5) Perhaps some could claim it was an overreaction on the part of the Protestant-raised woman, but the rationalization of the development of dogma which was spread over SUCH a vast amount of time.......how does a Roman Catholic then turn around and fault the Protestant churches for doing the same thing? "Do as I say but not as I do" doesn't cut it. Yes, I understand the argument/explanation. Truly, I do. In the end, it flirts with rationalization and I've rationalized enough to last a lifetime. I want NOTHING to do with the development of critical dogma past the 7 Ecumenical Councils. I'm sick of changes and additions.

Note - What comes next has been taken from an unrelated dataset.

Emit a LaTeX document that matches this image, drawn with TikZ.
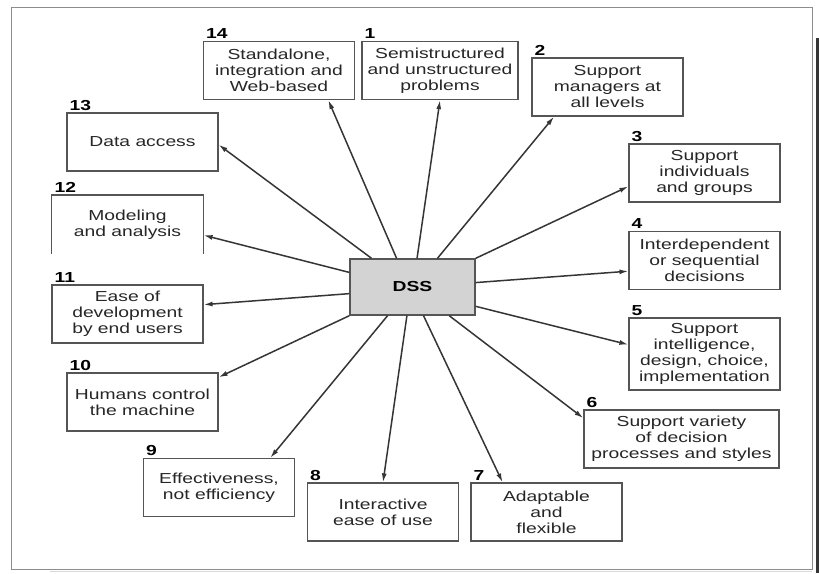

Church history, IMO, held up the position of Orthodoxy. Comparing the histories of the RCC and Orthodox Church since the Schism is massive. I don't tend to think that money and membership #'s is exactly a good thing in this misguided, fallen world. If it is, then I should be reconsidering the mega churches of the evangelical world. The persecution of the Orthodox Church was very impactful.
To Her credit, Orthodoxy was vastly more consistent and more conservative. It took a couple of years for me to really begin to see the continuity and how each one woven together with the others created a strong, beautiful tapestry. I feel such a release of burden to know that I am home. I can stop looking over my shoulder and trying to find my own way through. Yesterday, today and tomorrow...Orthodoxy remains Orthodoxy. Change is overrated.